Last July, when Nymex crude hit an all-time record high of above $147 a barrel, investors had about $300 billion outstanding on energy indexes, roughly four times the level in January 2006, according to the International Energy Agency.

So when Citi energy trader Andrew Hall presses for his $100 million payout because his risky bets paid off, should Joe Sixpack wonder if part of the spike in his gasoline bill was not related to fundamentals, but to the likes of Andrew Hall?

The other side of the gambles got an airing last February when Deutsche Bank trader Boaz Weinstein, who was earning about $40 million p.a., was reported to have lost $1.8 billion in 2008, erasing more than two years of trading gains.

DB chief Dr.

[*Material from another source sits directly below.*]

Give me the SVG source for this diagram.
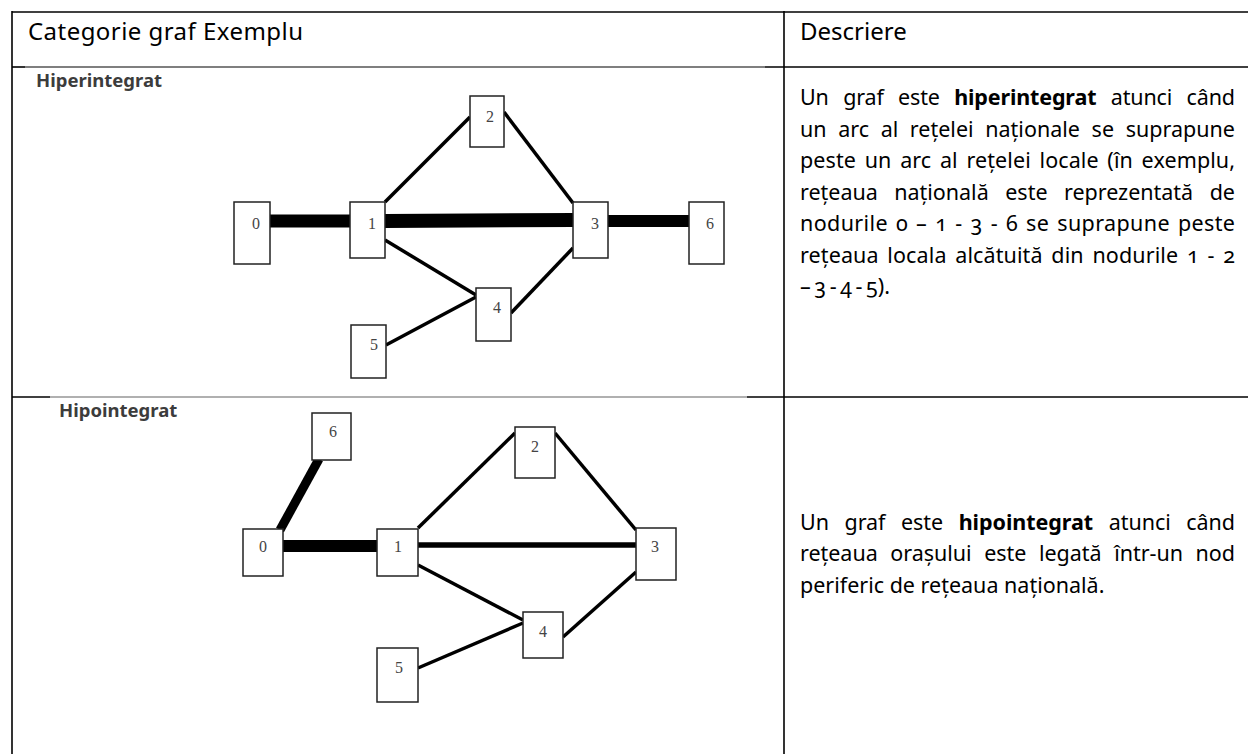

Josef Ackermann, told analysts that to earn a $1.5 billion profit from proprietary trading the bank needed to risk several times that amount in capital. “You can easily lose two to three billion. That’s what we have seen in 2008 and something we don’t want to see again,” he said.

Let me first point out that both Dutch Disease and Dutch Elm Disease are so called because they were first diagnosed in the Netherlands. These diseases are neither confined to the Netherlands nor do they reflect “Dutchness” in any shape or form.

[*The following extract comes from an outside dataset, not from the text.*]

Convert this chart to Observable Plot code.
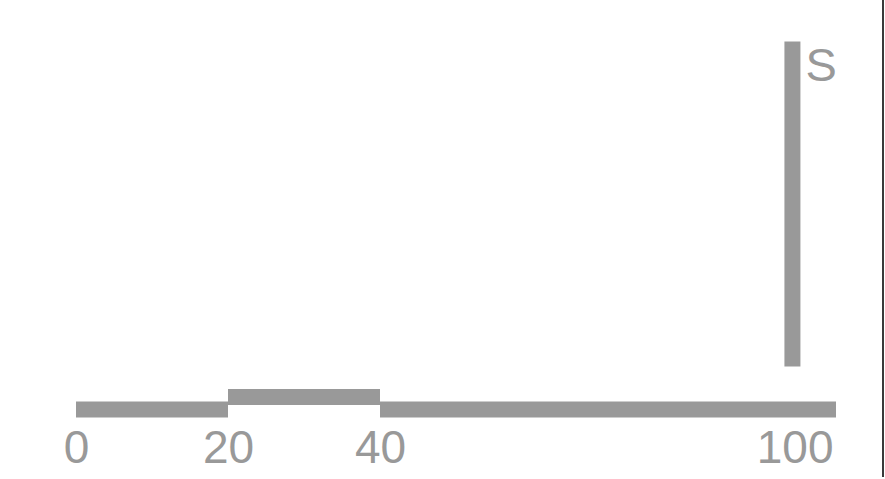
<!DOCTYPE html>
<html>
<head>
<meta charset="utf-8">
<script src="https://cdn.jsdelivr.net/npm/d3@7"></script>
<script src="https://cdn.jsdelivr.net/npm/@observablehq/plot@0.6"></script>
<style>
  html, body { margin: 0; padding: 0; background: #fff; }
  #wrap { position: relative; width: 885px; height: 479px; overflow: hidden; }
  #edge { position: absolute; left: 882px; top: 0; width: 2px; height: 477px; background: #3a3a3a; }
  svg { display: block; }
</style>
</head>
<body>
<div id="wrap"><div id="edge"></div></div>
<script>
// Step segments along the baseline
const segStart = [0, 20, 40];
const segEnd = [20, 40, 100];
const segLevel = [0, 1, 0];
// Vertical bar
const barX = [94.2];
const barLow = [3.4];
const barHigh = [29.4];
const barLabel = ["S"];
// Tick labels
const tickValues = [0, 20, 40];
const lastTick = [100];

const segments = segStart.map((s, i) => ({x1: s, x2: segEnd[i], y: segLevel[i]}));
const bars = barX.map((x, i) => ({x, y1: barLow[i], y2: barHigh[i], label: barLabel[i]}));

const grey = "#999999";
const font = "Liberation Sans, Arial, Helvetica, sans-serif";

const chart = Plot.plot({
  width: 885,
  height: 479,
  marginLeft: 76,
  marginRight: 49,
  marginTop: 34,
  marginBottom: 70,
  x: {domain: [0, 100], axis: null},
  y: {domain: [0, 30], axis: null},
  style: {fontFamily: font, background: "transparent"},
  marks: [
    Plot.ruleY(segments, {x1: "x1", x2: "x2", y: "y", stroke: grey, strokeWidth: 16}),
    Plot.ruleX(bars, {x: "x", y1: "y1", y2: "y2", stroke: grey, strokeWidth: 16}),
    Plot.text(bars, {x: "x", y: "y2", text: "label", textAnchor: "start", lineAnchor: "top",
      dx: 13, dy: 6, fontSize: 47, fill: grey}),
    Plot.text(tickValues, {x: d => d, text: d => String(d), frameAnchor: "bottom", lineAnchor: "top",
      dy: 21, fontSize: 46, fill: grey}),
    Plot.text(lastTick, {x: d => d, text: d => String(d), frameAnchor: "bottom", lineAnchor: "top",
      textAnchor: "end", dx: -3, dy: 21, fontSize: 46, fill: grey})
  ]
});
document.getElementById("wrap").prepend(chart);
</script>
</body>
</html>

It strikes me that the UK suffers from excess volatility because of overspecialisation. As economies globabilise, they specialise too, and single sector will always be more volatile than a balanced national economy.

Many African economies suffer from the same affliction, as do countries like Russia and Saudi Arabia. Diseases are only taken seriously, however, when they affect rich people. London City Blues may be an appropriate term.

Lord Turner’s remarks are much more appropriate to the U. Kingdom than to the other Anglo-Saxon economies (I assume that, as far as economies are concerned, Ireland for some reason is classed as an Anglo-Saxon economy).

The United Kingdom has a unique problem that the others (and certainly not Ireland) don’t have. Namely, abysmal industrial performance over a very long period of time. In 2009 the volume of manufacturing output in the U. Kingdom is lower than in 1973 (yes: 1973). In 1973, over 8 million were employed in manufacturing industry in the the U. Kingdom. In 2009, that is down to 2.5 million. Some U. Kingdom economists blame the growth in the financial services sector there for the long-term decline in manufacturing, the theory being that the best talent has shied away from engineering and such like because of the availability of lucrative careers in financial services.

Other Anglo-Saxon economies have fared much better in manufacturing than the U. Kingdom, therefore the argument is much less relevant to them. The U. States and Canada have both recorded significant growth in manufacturing output in recent decades that is not only much higher than the U. Kingdom, but much higher than non-Anglo-Saxon economies such as Germany, France and Italy.

And Lord Turner’s argument certainly does not apply to Ireland. In 2009, the volume of manufacturing output in Ireland is nearly 10 times what it was in 1973 (compared with an actual fall in the U. Kingdom), While, in 2009, the number employed in manufacturing in Ireland is higher than in 1973 (compared with an almost 70% fall in the U. Kingdom).

@M Quinlan
Im not sure how the details work at other universities but in TCD a chair, regardless of how funded, is appointed on academic grounds by a search committee selecting 4-5 to be interviewed ; they plus the entire college council (which consists of elected senior and junior academics from faculties plus some ex-officio members ) then so interview the shortlisted and make an offer. In my time on the council we frequently didn’t offer as we felt that, despite the enormously high quality of the academics shortlisted, they were nto what we wanted.
So : say AIB endowed a chair – it would be advertised internationally, with relevant staff encouraged to contact people who may be interested, they would have to apply and be shortlisted on pure academic grounds and go through the process above. They would be as likely to be “nice” to AIB as would someone who say got promoted internally  . In fact, as in all probability they would be non-irish they would be less inclined to kowtow.